Dans son allocution, Sarkozy veut assumer le lien qui unit la nation française à l’église catholique. Ce lien est d’abord historique, il s’amorce avec le baptême de Clovis qui devient ainsi le premier souverain catholique et non pas simplement chrétien. Avec lui s’amorce, selon Sarkozy, la christianisation de l’Europe. Ce point, comme par ailleurs le concept de civilisation dont a fait usage Sarkozy le 31 décembre dernier, mériterait développement afin de justifier sa pertinence.
Ce lien entre la nation française et l’église catholique, se manifeste ensuite dans l’héritage culturel, l’architecture, la littérature...
En d’autres termes, la chrétienneté est pour nous une origine, que Sarkozy évoque en employant le terme à juste titre. Mais la notion d’origine possède cette caractéristique de ne jamais être univoque. C’est à dire que le sens de l’origine ne se transmet pas tout entier et en toute transparence, de l’origine à ce dont elle est l’origine. Et si elle évoque l’idée d’une antécédence et d’un commencement, ce commencement n’est que de fait, jamais de droit. Ce qui veut dire que l’origine n’est pas fondement. Si le terme fondement vient du latin fundare, fonder, sa traduction grecque serait celle de principe, archè : ce qui commence et ce qui gouverne. Le fondement est en même temps origine et principe. Il ramène au droit ce qui par l’origine n’est que de fait.
Et il est sémantiquement et idéologiquement faux, à mon sens de rapprocher comme le fait dangereusement Sarkozy, l’idée d’origine de celle de racine. "Les racines de la France sont chrétiennes" nous dit Sarkozy. L’origine n’est pas racine dans la mesure où l’on garde toujours une marge de liberté eu égard aux origines. L’origine -par son équivocité foncière- est soumise à interprétation, évaluation et transformation, elle est donc ce par quoi il y a culture comme transmission/héritage et transformation du sens de cet héritage pour une époque nouvelle. L’idée de racine pour sa part, bloque toutes ces possibilités et nous renvoie non plus à l’idée d’origine mais de fondement ou de principe, et nie par sa rigidité et son univocité toute possibilité de culture comme transformation et interprétation du sens de l’héritage.

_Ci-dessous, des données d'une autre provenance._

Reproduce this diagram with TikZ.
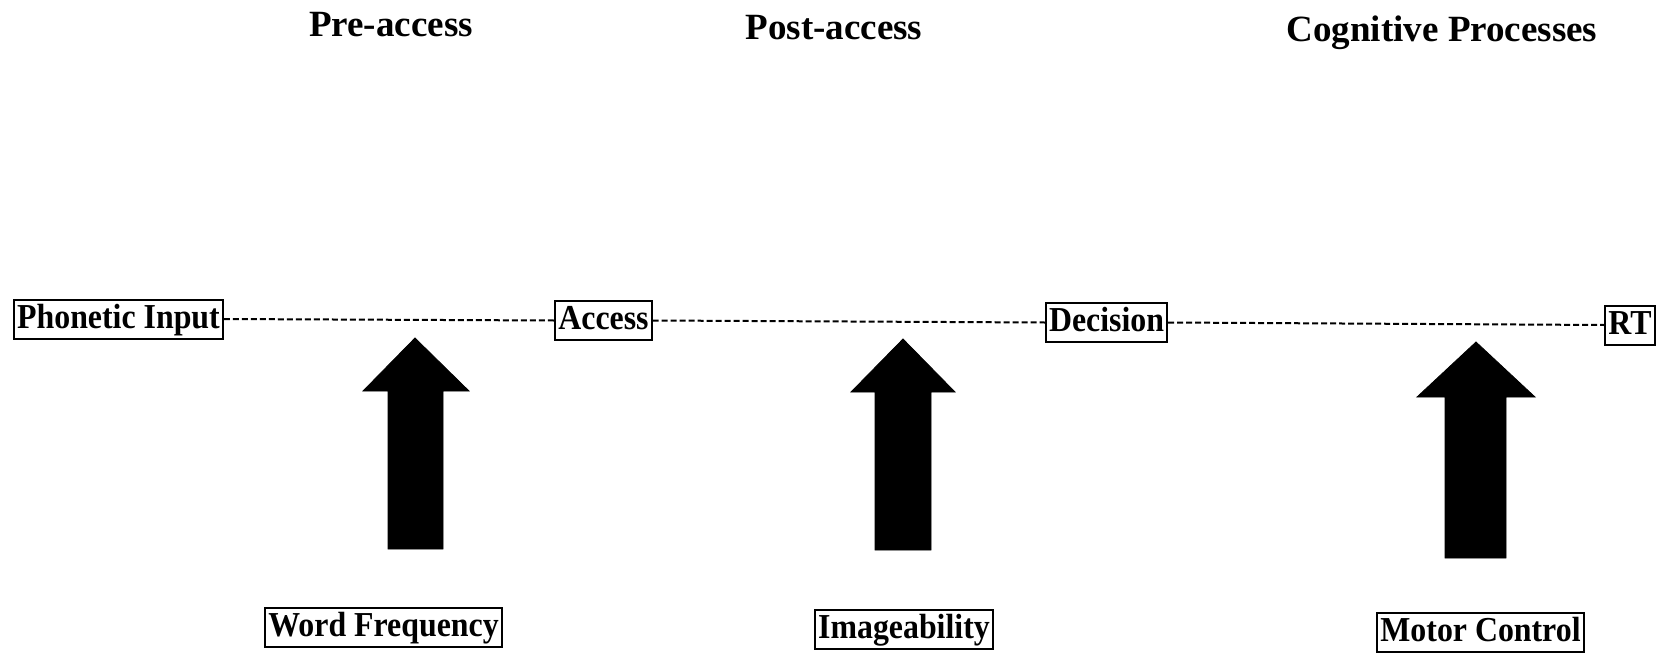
\documentclass[tikz,border=0pt]{standalone}
\usepackage{fontspec}
\setmainfont{Liberation Serif}
\newfontfamily\boxfont[FakeStretch=0.91]{Liberation Serif}
\begin{document}
\begin{tikzpicture}[x=1pt,y=-1pt,
  title/.style={font=\fontsize{37}{40}\selectfont\bfseries, inner sep=0pt},
  stagebox/.style={draw, line width=2pt, font=\boxfont\fontsize{35}{38}\selectfont\bfseries,
    inner xsep=3pt, inner ysep=0pt, minimum height=39pt, text height=25pt, text depth=7pt},
  link/.style={line width=2pt, dash pattern=on 6pt off 3pt},
  bigarrow/.style={fill=black, draw=black, line width=0.8pt}]
\useasboundingbox (0,0) rectangle (1666,656);
% titles
\node[title] (t1) at (391,25) {Pre-access};
\node[title] (t2) at (834,28) {Post-access};
\node[title] (t3) at (1442,33) {Cognitive Processes};
% stage boxes
\node[stagebox] (pi) at (118.5,319) {Phonetic Input};
\node[stagebox] (ac) at (603.5,320.5) {Access};
\node[stagebox] (de) at (1106.5,322.5) {Decision};
\node[stagebox] (rt) at (1630,325) {RT};
% dashed connectors
\draw[link] (pi.east) -- (ac.west);
\draw[link] (ac.east) -- (de.west);
\draw[link] (de.east) -- (rt.west);
% factor boxes
\node[stagebox] (wf) at (383.5,627) {Word Frequency};
\node[stagebox] (im) at (904,629.5) {Imageability};
\node[stagebox] (mc) at (1480.5,632.5) {Motor Control};
% big arrows
\fill[bigarrow] (415,338) -- (469,391) -- (443,391) -- (443,549) -- (388,549) -- (388,391) -- (363,391) -- cycle;
\fill[bigarrow] (903,339) -- (955,392) -- (931,392) -- (931,550) -- (875,550) -- (875,392) -- (851,392) -- cycle;
\fill[bigarrow] (1476,342) -- (1535,397) -- (1506,397) -- (1506,558) -- (1445,558) -- (1445,397) -- (1417,397) -- cycle;
\end{tikzpicture}
\end{document}
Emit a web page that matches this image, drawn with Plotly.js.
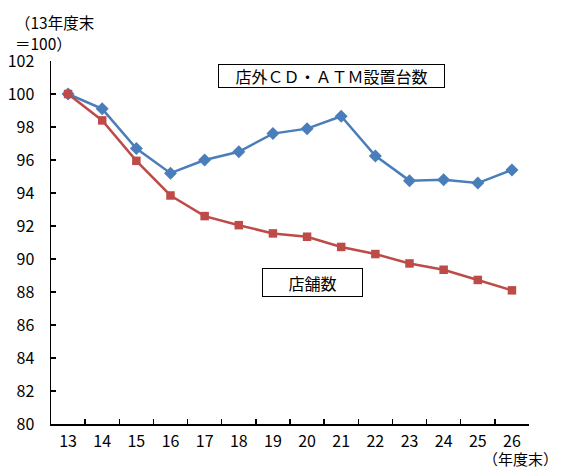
<!DOCTYPE html>
<html>
<head>
<meta charset="utf-8">
<script src="https://cdn.plot.ly/plotly-3.0.1.min.js"></script>
<style>
  html, body { margin: 0; padding: 0; background: #fff; }
  #chart { width: 563px; height: 468px; }
</style>
</head>
<body>
<div id="chart"></div>
<script>
// 年度末（平成13年度末＝100）
const years = ['13', '14', '15', '16', '17', '18', '19', '20', '21', '22', '23', '24', '25', '26'];
const atmIndex = [100.0, 99.1, 96.7, 95.2, 96.0, 96.5, 97.6, 97.9, 98.65, 96.25, 94.75, 94.8, 94.6, 95.4];
const storeIndex = [100.0, 98.4, 95.95, 93.85, 92.6, 92.05, 91.55, 91.35, 90.73, 90.3, 89.73, 89.35, 88.73, 88.1];
const yTicks = [80, 82, 84, 86, 88, 90, 92, 94, 96, 98, 100, 102];

const JP = '"Liberation Sans Narrow", "Noto Sans CJK JP", sans-serif';
const JP_TEXT = '"Noto Sans CJK JP", sans-serif';

const traces = [
  {
    x: years, y: atmIndex, type: 'scatter', mode: 'lines+markers',
    name: '店外ＣＤ・ＡＴＭ設置台数',
    line: { color: '#4A7EBB', width: 2.5 },
    marker: { symbol: 'diamond', size: 10, color: '#4A7EBB' }
  },
  {
    x: years, y: storeIndex, type: 'scatter', mode: 'lines+markers',
    name: '店舗数',
    line: { color: '#BE4B48', width: 2.5 },
    marker: { symbol: 'square', size: 8.5, color: '#BE4B48' }
  }
];

const layout = {
  width: 563, height: 468,
  margin: { l: 51, r: 34, t: 61, b: 44 },
  paper_bgcolor: '#fff', plot_bgcolor: '#fff',
  showlegend: false,
  font: { family: JP, size: 16, color: '#000' },
  xaxis: {
    type: 'category',
    range: [-0.5, 13.5],
    tickson: 'boundaries',
    ticks: 'inside', ticklen: 5, tickwidth: 1.3, tickcolor: '#000',
    showline: true, linecolor: '#000', linewidth: 1.5,
    showgrid: false, zeroline: false,
    ticklabelstandoff: 2,
    tickfont: { family: JP, size: 16, color: '#000' }
  },
  yaxis: {
    range: [80, 102],
    tickvals: yTicks,
    ticktext: yTicks.map(String),
    ticks: 'inside', ticklen: 5, tickwidth: 1.3, tickcolor: '#000',
    showline: true, linecolor: '#000', linewidth: 1.5,
    showgrid: false, zeroline: false,
    ticklabelstandoff: 12,
    tickfont: { family: JP, size: 16, color: '#000' }
  },
  annotations: [
    {
      xref: 'x', yref: 'y', x: 7.72, y: 101.12,
      text: '店外ＣＤ・ＡＴＭ設置台数', showarrow: false,
      font: { family: JP_TEXT, size: 16, color: '#000' },
      bordercolor: '#000', borderwidth: 1, borderpad: 0,
      width: 225, height: 22, bgcolor: '#fff'
    },
    {
      xref: 'x', yref: 'y', x: 7.16, y: 88.58,
      text: '店舗数', showarrow: false,
      font: { family: JP_TEXT, size: 16, color: '#000' },
      bordercolor: '#000', borderwidth: 1, borderpad: 0,
      width: 99, height: 27, bgcolor: '#fff'
    },
    {
      xref: 'paper', yref: 'paper', x: -0.079, y: 1.107,
      xanchor: 'left', yanchor: 'middle',
      text: '（13年度末', showarrow: false,
      font: { family: JP, size: 15.5, color: '#000' }
    },
    {
      xref: 'paper', yref: 'paper', x: -0.079, y: 1.05,
      xanchor: 'left', yanchor: 'middle',
      text: '＝100）', showarrow: false,
      font: { family: JP, size: 15.5, color: '#000' }
    },
    {
      xref: 'paper', yref: 'paper', x: 1.064, y: -0.094,
      xanchor: 'right', yanchor: 'middle',
      text: '（年度末）', showarrow: false,
      font: { family: JP, size: 15, color: '#000' }
    }
  ]
};

Plotly.newPlot('chart', traces, layout, { displayModeBar: false, staticPlot: true });
</script>
</body>
</html>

C’est ici à mon sens la première erreur de Sarkozy.

Par la suite Sarkozy évoque l’idée de laïcité -liberté de culte, de croyance ou de non croyance- comme un autre "fait" de notre pays. C’est bien, remarquons le, que la chrétienneté n’est qu’un fait de notre nation et non un fondement de droit. La laïcité est la condition de la paix civile dans la mesure où elle concilie toutes les divergences de culte et de croyances qui se sont multipliés et développés en France. Mais la laïcité poursuit Sarkozy, ne doit pas être l’occultation "des racines chrétiennes de la France."
Il s’agit alors de valoriser les racines chrétiennes tout en défendant la laïcité. Dans la confusion de l’origine et des racines, cette valorisation semble vouée à l’échec. J’espère l’avoir assez démontré. Quoi qu’il en soit, sous quelle forme s’opère cette valorisation ?
C’est sous la forme de l’espérance que les racines chrétiennes peuvent être valorisées. L’espérance qui est seule capable -après l’échec des idéologie modernes que Sarkozy énumère en prenant soin de les distinguer, démocratie, valorisation de l’individu, progrès technique, morale laïque, nazisme et communisme- de donner un sens dans la transcendance à l’existence humaine, au-delà des préoccupations quotidiennes et matérielles.
La notion d’espérance dont Sarkozy nous donne une belle et juste définition en référence à Bernanos ("L’avenir est quelque chose qui se surmonte. On ne subit pas l’venir, on le fait. L’optimisme est une fausse espérance à l’usage des lâches. L’espérance est une vertu, une détermination héroïque de l’âme. La plus haute forme d’espérance, c’est le désespoir surmonté.") oblitère en même temps une des dimensions de la notion de religion. Le terme de religion possède en effet deux origines étymologiques : religere, recueillir, réfléchir qui renvoie à une dimension purement spirituelle du religieux d’une part, et religare d’autre part, qui signifie attacher, lier et qui renvoie à une dimension purement politique du religieux. En jouant sur cette double origine on passe d’une dimension verticale de l’homme à la divinité, à une dimension horizontale et politique par laquel le sens du religieux s’inscrit par la loi divine dans la communauté des hommes. Or la notion d’espérance, nous renvoie à la seule dimension verticale du religere religieux. Et la corrélation entre l’espérance et l’institution politique du religieux n’est pas, comme l’affirme Sarkozy, nécessaire. Sur cette schizophrénie de la religion se joue toute la difficulté du religieux. Ne pas apercevoir cette distinction, c’est ne rien apercevoir du tout, et c’est courir le risque d’une religion d’état.